__Data block__
----------------

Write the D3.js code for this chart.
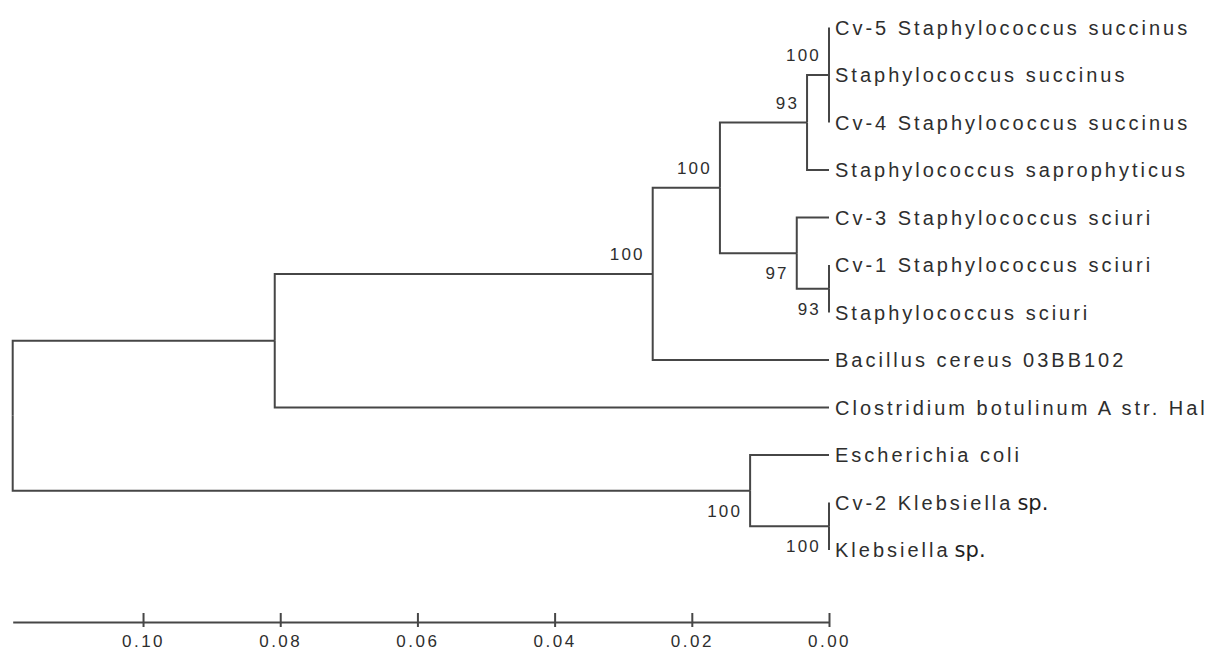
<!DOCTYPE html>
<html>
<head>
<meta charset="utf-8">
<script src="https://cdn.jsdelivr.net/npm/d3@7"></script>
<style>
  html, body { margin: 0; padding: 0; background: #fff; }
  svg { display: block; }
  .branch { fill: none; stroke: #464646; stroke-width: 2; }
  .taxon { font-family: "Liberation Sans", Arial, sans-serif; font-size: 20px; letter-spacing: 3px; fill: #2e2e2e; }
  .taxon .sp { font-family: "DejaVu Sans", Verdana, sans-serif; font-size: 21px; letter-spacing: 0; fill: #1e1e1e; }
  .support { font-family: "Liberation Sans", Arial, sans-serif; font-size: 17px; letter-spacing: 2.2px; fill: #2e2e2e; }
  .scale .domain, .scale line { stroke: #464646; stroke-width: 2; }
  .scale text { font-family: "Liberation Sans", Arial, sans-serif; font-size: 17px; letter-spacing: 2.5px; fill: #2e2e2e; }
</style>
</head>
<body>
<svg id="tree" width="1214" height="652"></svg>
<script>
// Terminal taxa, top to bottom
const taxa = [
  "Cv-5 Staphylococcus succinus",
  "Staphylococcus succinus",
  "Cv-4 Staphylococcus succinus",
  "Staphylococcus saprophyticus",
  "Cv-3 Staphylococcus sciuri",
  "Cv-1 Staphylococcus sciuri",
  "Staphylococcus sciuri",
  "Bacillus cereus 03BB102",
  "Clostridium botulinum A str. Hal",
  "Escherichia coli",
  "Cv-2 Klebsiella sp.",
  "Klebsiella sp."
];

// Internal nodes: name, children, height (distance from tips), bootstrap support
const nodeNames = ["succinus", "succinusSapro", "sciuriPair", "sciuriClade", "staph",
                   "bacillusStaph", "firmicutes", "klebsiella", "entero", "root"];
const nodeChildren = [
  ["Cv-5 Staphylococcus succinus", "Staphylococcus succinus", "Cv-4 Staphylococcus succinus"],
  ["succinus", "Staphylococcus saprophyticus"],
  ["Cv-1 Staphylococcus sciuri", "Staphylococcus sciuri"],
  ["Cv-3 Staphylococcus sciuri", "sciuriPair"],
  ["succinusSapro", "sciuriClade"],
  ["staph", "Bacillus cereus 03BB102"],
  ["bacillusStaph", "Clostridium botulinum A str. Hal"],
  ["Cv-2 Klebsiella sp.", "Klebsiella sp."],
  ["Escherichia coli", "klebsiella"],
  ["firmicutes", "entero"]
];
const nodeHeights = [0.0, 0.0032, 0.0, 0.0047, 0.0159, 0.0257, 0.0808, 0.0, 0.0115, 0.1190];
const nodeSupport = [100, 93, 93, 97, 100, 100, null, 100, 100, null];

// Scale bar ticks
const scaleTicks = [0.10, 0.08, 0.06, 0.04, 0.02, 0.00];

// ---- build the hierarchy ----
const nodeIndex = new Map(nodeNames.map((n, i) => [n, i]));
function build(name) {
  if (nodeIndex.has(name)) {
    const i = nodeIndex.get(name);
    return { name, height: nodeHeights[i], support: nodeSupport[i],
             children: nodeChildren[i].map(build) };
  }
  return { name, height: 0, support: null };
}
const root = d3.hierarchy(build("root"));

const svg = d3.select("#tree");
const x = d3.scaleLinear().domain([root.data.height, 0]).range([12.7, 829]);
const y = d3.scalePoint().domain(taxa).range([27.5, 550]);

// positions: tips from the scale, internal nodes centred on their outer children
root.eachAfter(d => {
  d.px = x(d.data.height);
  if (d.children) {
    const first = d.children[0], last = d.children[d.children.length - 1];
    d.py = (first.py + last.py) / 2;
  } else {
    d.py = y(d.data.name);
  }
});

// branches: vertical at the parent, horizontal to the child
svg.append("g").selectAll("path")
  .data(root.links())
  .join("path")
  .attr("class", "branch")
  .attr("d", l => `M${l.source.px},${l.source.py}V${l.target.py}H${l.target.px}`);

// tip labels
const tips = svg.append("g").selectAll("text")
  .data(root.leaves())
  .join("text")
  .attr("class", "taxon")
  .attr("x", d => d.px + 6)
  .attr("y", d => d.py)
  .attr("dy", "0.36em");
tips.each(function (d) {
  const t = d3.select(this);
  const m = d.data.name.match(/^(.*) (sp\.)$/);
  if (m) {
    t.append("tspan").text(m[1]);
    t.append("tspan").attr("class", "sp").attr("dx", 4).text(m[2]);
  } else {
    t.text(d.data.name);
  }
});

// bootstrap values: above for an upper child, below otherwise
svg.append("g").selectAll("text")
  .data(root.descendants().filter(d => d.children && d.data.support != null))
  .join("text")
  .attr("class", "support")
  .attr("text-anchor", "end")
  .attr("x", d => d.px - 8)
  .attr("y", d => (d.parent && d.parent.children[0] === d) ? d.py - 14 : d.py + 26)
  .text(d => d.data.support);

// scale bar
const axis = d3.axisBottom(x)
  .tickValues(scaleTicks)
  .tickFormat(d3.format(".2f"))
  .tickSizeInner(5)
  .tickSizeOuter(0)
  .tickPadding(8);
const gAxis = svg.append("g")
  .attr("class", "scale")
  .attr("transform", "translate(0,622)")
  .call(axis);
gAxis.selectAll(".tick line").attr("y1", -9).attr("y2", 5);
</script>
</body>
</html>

----------------

__Goal of the exercise__
Go through the material above and print all of it exactly, except the pictures.

__Solution to this exercise__
Write the D3.js code for this chart.
<!DOCTYPE html>
<html>
<head>
<meta charset="utf-8">
<script src="https://cdn.jsdelivr.net/npm/d3@7"></script>
<style>
  html, body { margin: 0; padding: 0; background: #fff; }
  svg { display: block; }
  .branch { fill: none; stroke: #464646; stroke-width: 2; }
  .taxon { font-family: "Liberation Sans", Arial, sans-serif; font-size: 20px; letter-spacing: 3px; fill: #2e2e2e; }
  .taxon .sp { font-family: "DejaVu Sans", Verdana, sans-serif; font-size: 21px; letter-spacing: 0; fill: #1e1e1e; }
  .support { font-family: "Liberation Sans", Arial, sans-serif; font-size: 17px; letter-spacing: 2.2px; fill: #2e2e2e; }
  .scale .domain, .scale line { stroke: #464646; stroke-width: 2; }
  .scale text { font-family: "Liberation Sans", Arial, sans-serif; font-size: 17px; letter-spacing: 2.5px; fill: #2e2e2e; }
</style>
</head>
<body>
<svg id="tree" width="1214" height="652"></svg>
<script>
// Terminal taxa, top to bottom
const taxa = [
  "Cv-5 Staphylococcus succinus",
  "Staphylococcus succinus",
  "Cv-4 Staphylococcus succinus",
  "Staphylococcus saprophyticus",
  "Cv-3 Staphylococcus sciuri",
  "Cv-1 Staphylococcus sciuri",
  "Staphylococcus sciuri",
  "Bacillus cereus 03BB102",
  "Clostridium botulinum A str. Hal",
  "Escherichia coli",
  "Cv-2 Klebsiella sp.",
  "Klebsiella sp."
];

// Internal nodes: name, children, height (distance from tips), bootstrap support
const nodeNames = ["succinus", "succinusSapro", "sciuriPair", "sciuriClade", "staph",
                   "bacillusStaph", "firmicutes", "klebsiella", "entero", "root"];
const nodeChildren = [
  ["Cv-5 Staphylococcus succinus", "Staphylococcus succinus", "Cv-4 Staphylococcus succinus"],
  ["succinus", "Staphylococcus saprophyticus"],
  ["Cv-1 Staphylococcus sciuri", "Staphylococcus sciuri"],
  ["Cv-3 Staphylococcus sciuri", "sciuriPair"],
  ["succinusSapro", "sciuriClade"],
  ["staph", "Bacillus cereus 03BB102"],
  ["bacillusStaph", "Clostridium botulinum A str. Hal"],
  ["Cv-2 Klebsiella sp.", "Klebsiella sp."],
  ["Escherichia coli", "klebsiella"],
  ["firmicutes", "entero"]
];
const nodeHeights = [0.0, 0.0032, 0.0, 0.0047, 0.0159, 0.0257, 0.0808, 0.0, 0.0115, 0.1190];
const nodeSupport = [100, 93, 93, 97, 100, 100, null, 100, 100, null];

// Scale bar ticks
const scaleTicks = [0.10, 0.08, 0.06, 0.04, 0.02, 0.00];

// ---- build the hierarchy ----
const nodeIndex = new Map(nodeNames.map((n, i) => [n, i]));
function build(name) {
  if (nodeIndex.has(name)) {
    const i = nodeIndex.get(name);
    return { name, height: nodeHeights[i], support: nodeSupport[i],
             children: nodeChildren[i].map(build) };
  }
  return { name, height: 0, support: null };
}
const root = d3.hierarchy(build("root"));

const svg = d3.select("#tree");
const x = d3.scaleLinear().domain([root.data.height, 0]).range([12.7, 829]);
const y = d3.scalePoint().domain(taxa).range([27.5, 550]);

// positions: tips from the scale, internal nodes centred on their outer children
root.eachAfter(d => {
  d.px = x(d.data.height);
  if (d.children) {
    const first = d.children[0], last = d.children[d.children.length - 1];
    d.py = (first.py + last.py) / 2;
  } else {
    d.py = y(d.data.name);
  }
});

// branches: vertical at the parent, horizontal to the child
svg.append("g").selectAll("path")
  .data(root.links())
  .join("path")
  .attr("class", "branch")
  .attr("d", l => `M${l.source.px},${l.source.py}V${l.target.py}H${l.target.px}`);

// tip labels
const tips = svg.append("g").selectAll("text")
  .data(root.leaves())
  .join("text")
  .attr("class", "taxon")
  .attr("x", d => d.px + 6)
  .attr("y", d => d.py)
  .attr("dy", "0.36em");
tips.each(function (d) {
  const t = d3.select(this);
  const m = d.data.name.match(/^(.*) (sp\.)$/);
  if (m) {
    t.append("tspan").text(m[1]);
    t.append("tspan").attr("class", "sp").attr("dx", 4).text(m[2]);
  } else {
    t.text(d.data.name);
  }
});

// bootstrap values: above for an upper child, below otherwise
svg.append("g").selectAll("text")
  .data(root.descendants().filter(d => d.children && d.data.support != null))
  .join("text")
  .attr("class", "support")
  .attr("text-anchor", "end")
  .attr("x", d => d.px - 8)
  .attr("y", d => (d.parent && d.parent.children[0] === d) ? d.py - 14 : d.py + 26)
  .text(d => d.data.support);

// scale bar
const axis = d3.axisBottom(x)
  .tickValues(scaleTicks)
  .tickFormat(d3.format(".2f"))
  .tickSizeInner(5)
  .tickSizeOuter(0)
  .tickPadding(8);
const gAxis = svg.append("g")
  .attr("class", "scale")
  .attr("transform", "translate(0,622)")
  .call(axis);
gAxis.selectAll(".tick line").attr("y1", -9).attr("y2", 5);
</script>
</body>
</html>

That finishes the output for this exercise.